Recorded data:
begin
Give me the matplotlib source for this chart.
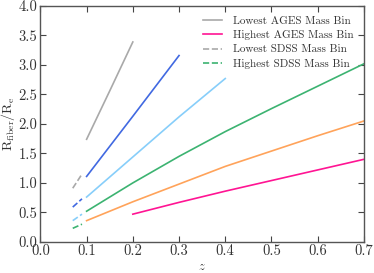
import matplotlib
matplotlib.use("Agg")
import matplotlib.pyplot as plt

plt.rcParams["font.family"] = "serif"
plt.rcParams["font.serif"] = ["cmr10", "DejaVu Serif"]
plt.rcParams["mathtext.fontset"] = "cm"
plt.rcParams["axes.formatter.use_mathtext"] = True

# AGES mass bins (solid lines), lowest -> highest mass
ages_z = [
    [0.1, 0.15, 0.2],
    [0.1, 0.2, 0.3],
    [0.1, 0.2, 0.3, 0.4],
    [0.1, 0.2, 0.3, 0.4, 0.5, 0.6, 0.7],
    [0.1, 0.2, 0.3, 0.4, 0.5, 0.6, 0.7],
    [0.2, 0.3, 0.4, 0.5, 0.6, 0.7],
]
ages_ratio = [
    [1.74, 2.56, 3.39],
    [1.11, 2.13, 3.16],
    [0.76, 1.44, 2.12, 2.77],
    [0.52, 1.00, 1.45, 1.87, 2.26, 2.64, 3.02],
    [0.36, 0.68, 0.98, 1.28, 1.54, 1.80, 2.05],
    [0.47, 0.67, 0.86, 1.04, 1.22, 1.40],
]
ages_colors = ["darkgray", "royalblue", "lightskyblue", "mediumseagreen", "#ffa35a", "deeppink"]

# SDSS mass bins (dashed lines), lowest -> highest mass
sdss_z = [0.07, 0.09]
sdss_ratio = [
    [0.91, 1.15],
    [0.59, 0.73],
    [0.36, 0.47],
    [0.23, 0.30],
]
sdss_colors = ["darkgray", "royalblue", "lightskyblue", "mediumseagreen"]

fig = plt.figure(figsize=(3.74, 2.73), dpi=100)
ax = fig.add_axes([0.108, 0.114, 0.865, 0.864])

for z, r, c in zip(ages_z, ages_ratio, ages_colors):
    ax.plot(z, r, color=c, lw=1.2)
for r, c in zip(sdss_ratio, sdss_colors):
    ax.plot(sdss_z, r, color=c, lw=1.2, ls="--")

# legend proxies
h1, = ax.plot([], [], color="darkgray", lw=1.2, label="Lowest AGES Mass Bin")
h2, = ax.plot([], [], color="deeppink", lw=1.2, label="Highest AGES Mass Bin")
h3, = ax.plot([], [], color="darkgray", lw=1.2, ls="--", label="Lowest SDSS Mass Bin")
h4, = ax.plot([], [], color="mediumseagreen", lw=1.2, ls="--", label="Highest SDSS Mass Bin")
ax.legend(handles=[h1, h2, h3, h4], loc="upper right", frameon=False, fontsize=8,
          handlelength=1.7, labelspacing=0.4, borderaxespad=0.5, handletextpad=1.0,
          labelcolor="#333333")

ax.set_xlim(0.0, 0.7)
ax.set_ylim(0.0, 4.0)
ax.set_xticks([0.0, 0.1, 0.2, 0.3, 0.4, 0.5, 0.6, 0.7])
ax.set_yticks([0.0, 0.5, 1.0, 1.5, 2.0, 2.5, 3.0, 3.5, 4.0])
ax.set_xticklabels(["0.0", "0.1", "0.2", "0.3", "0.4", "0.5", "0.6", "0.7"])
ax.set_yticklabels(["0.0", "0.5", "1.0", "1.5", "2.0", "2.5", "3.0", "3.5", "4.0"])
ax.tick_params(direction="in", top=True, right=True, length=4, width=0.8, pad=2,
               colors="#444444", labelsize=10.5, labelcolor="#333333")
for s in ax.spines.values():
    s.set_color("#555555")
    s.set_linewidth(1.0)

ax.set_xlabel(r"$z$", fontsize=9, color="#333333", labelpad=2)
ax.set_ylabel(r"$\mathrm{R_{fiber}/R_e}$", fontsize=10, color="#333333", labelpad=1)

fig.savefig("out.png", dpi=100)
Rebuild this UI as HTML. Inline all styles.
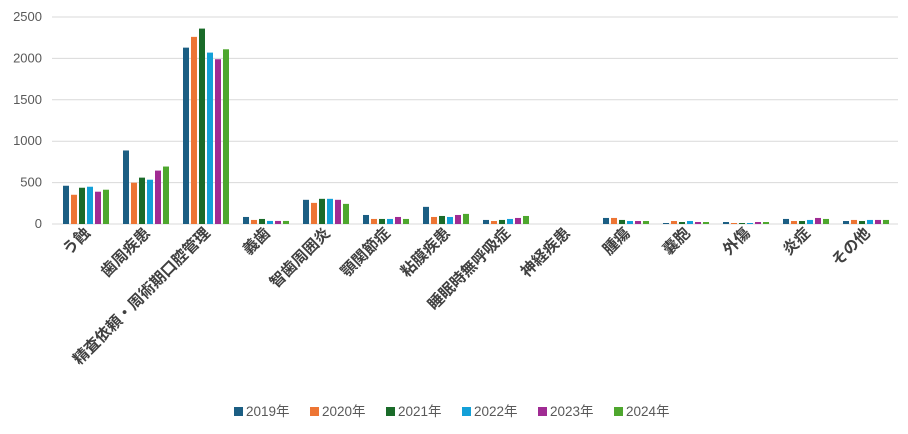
end
Goal
Repeat the data exactly, dropping every picture it holds.

Response to this exercise
Give me the matplotlib source for this chart.
import matplotlib
matplotlib.use("Agg")
import matplotlib.pyplot as plt

plt.rcParams["font.family"] = "serif"
plt.rcParams["font.serif"] = ["cmr10", "DejaVu Serif"]
plt.rcParams["mathtext.fontset"] = "cm"
plt.rcParams["axes.formatter.use_mathtext"] = True

# AGES mass bins (solid lines), lowest -> highest mass
ages_z = [
    [0.1, 0.15, 0.2],
    [0.1, 0.2, 0.3],
    [0.1, 0.2, 0.3, 0.4],
    [0.1, 0.2, 0.3, 0.4, 0.5, 0.6, 0.7],
    [0.1, 0.2, 0.3, 0.4, 0.5, 0.6, 0.7],
    [0.2, 0.3, 0.4, 0.5, 0.6, 0.7],
]
ages_ratio = [
    [1.74, 2.56, 3.39],
    [1.11, 2.13, 3.16],
    [0.76, 1.44, 2.12, 2.77],
    [0.52, 1.00, 1.45, 1.87, 2.26, 2.64, 3.02],
    [0.36, 0.68, 0.98, 1.28, 1.54, 1.80, 2.05],
    [0.47, 0.67, 0.86, 1.04, 1.22, 1.40],
]
ages_colors = ["darkgray", "royalblue", "lightskyblue", "mediumseagreen", "#ffa35a", "deeppink"]

# SDSS mass bins (dashed lines), lowest -> highest mass
sdss_z = [0.07, 0.09]
sdss_ratio = [
    [0.91, 1.15],
    [0.59, 0.73],
    [0.36, 0.47],
    [0.23, 0.30],
]
sdss_colors = ["darkgray", "royalblue", "lightskyblue", "mediumseagreen"]

fig = plt.figure(figsize=(3.74, 2.73), dpi=100)
ax = fig.add_axes([0.108, 0.114, 0.865, 0.864])

for z, r, c in zip(ages_z, ages_ratio, ages_colors):
    ax.plot(z, r, color=c, lw=1.2)
for r, c in zip(sdss_ratio, sdss_colors):
    ax.plot(sdss_z, r, color=c, lw=1.2, ls="--")

# legend proxies
h1, = ax.plot([], [], color="darkgray", lw=1.2, label="Lowest AGES Mass Bin")
h2, = ax.plot([], [], color="deeppink", lw=1.2, label="Highest AGES Mass Bin")
h3, = ax.plot([], [], color="darkgray", lw=1.2, ls="--", label="Lowest SDSS Mass Bin")
h4, = ax.plot([], [], color="mediumseagreen", lw=1.2, ls="--", label="Highest SDSS Mass Bin")
ax.legend(handles=[h1, h2, h3, h4], loc="upper right", frameon=False, fontsize=8,
          handlelength=1.7, labelspacing=0.4, borderaxespad=0.5, handletextpad=1.0,
          labelcolor="#333333")

ax.set_xlim(0.0, 0.7)
ax.set_ylim(0.0, 4.0)
ax.set_xticks([0.0, 0.1, 0.2, 0.3, 0.4, 0.5, 0.6, 0.7])
ax.set_yticks([0.0, 0.5, 1.0, 1.5, 2.0, 2.5, 3.0, 3.5, 4.0])
ax.set_xticklabels(["0.0", "0.1", "0.2", "0.3", "0.4", "0.5", "0.6", "0.7"])
ax.set_yticklabels(["0.0", "0.5", "1.0", "1.5", "2.0", "2.5", "3.0", "3.5", "4.0"])
ax.tick_params(direction="in", top=True, right=True, length=4, width=0.8, pad=2,
               colors="#444444", labelsize=10.5, labelcolor="#333333")
for s in ax.spines.values():
    s.set_color("#555555")
    s.set_linewidth(1.0)

ax.set_xlabel(r"$z$", fontsize=9, color="#333333", labelpad=2)
ax.set_ylabel(r"$\mathrm{R_{fiber}/R_e}$", fontsize=10, color="#333333", labelpad=1)

fig.savefig("out.png", dpi=100)
Rebuild this UI as HTML. Inline all styles.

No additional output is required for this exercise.